La SMS multiplie les malversations financières en bénéficiant de favoritisme. Et l’Etat ne voit rien. Facile à comprendre : «Il y a un seul fonctionnaire de la DGCCRF [Direction générale de la concurrence, de la consommation et de la répression des fraudes] pour le contrôle des marchés de la Corse-du-Sud !» déplorera un policier. Et ce fonctionnaire est débordé : sur les 50 à 70 convocations qu’il reçoit chaque mois pour assister à des commissions d’appels d’offres, il ne peut en retenir que 15. Concernant la CCI d’Ajaccio, dont les marchés représentent 40% de l’activité de la SMS, il a pointé de nombreux dysfonctionnements : les commissions d’appels d’offres se résument à l’ouverture des enveloppes de candidatures et la CCI ne convoque jamais le fonctionnaire pour assister aux commissions d’attribution des marchés. Ses protestations ne servent à rien, sauf à attiser la colère du président de cette commission. Il refuse donc d’y siéger de 2003 à 2007. Le préfet en est averti, mais ne réagit pas.
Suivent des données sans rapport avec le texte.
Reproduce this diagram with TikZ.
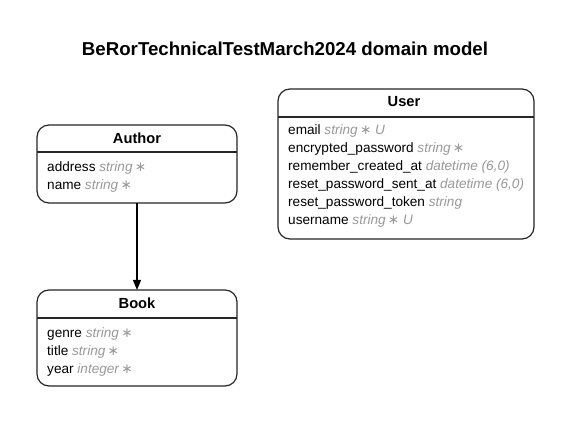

C’est ainsi que, dans l’aveuglement général, la SMS prospère.

Cependant en 2006, Tracfin, cellule antiblanchiment de Bercy, signale des mouvements de fonds suspects vers Nivaggioni. L’enquête débute. Des interpellations sont effectuées fin 2007. Prévenu, le nationaliste prend, selon sa formule, «un peu de recul».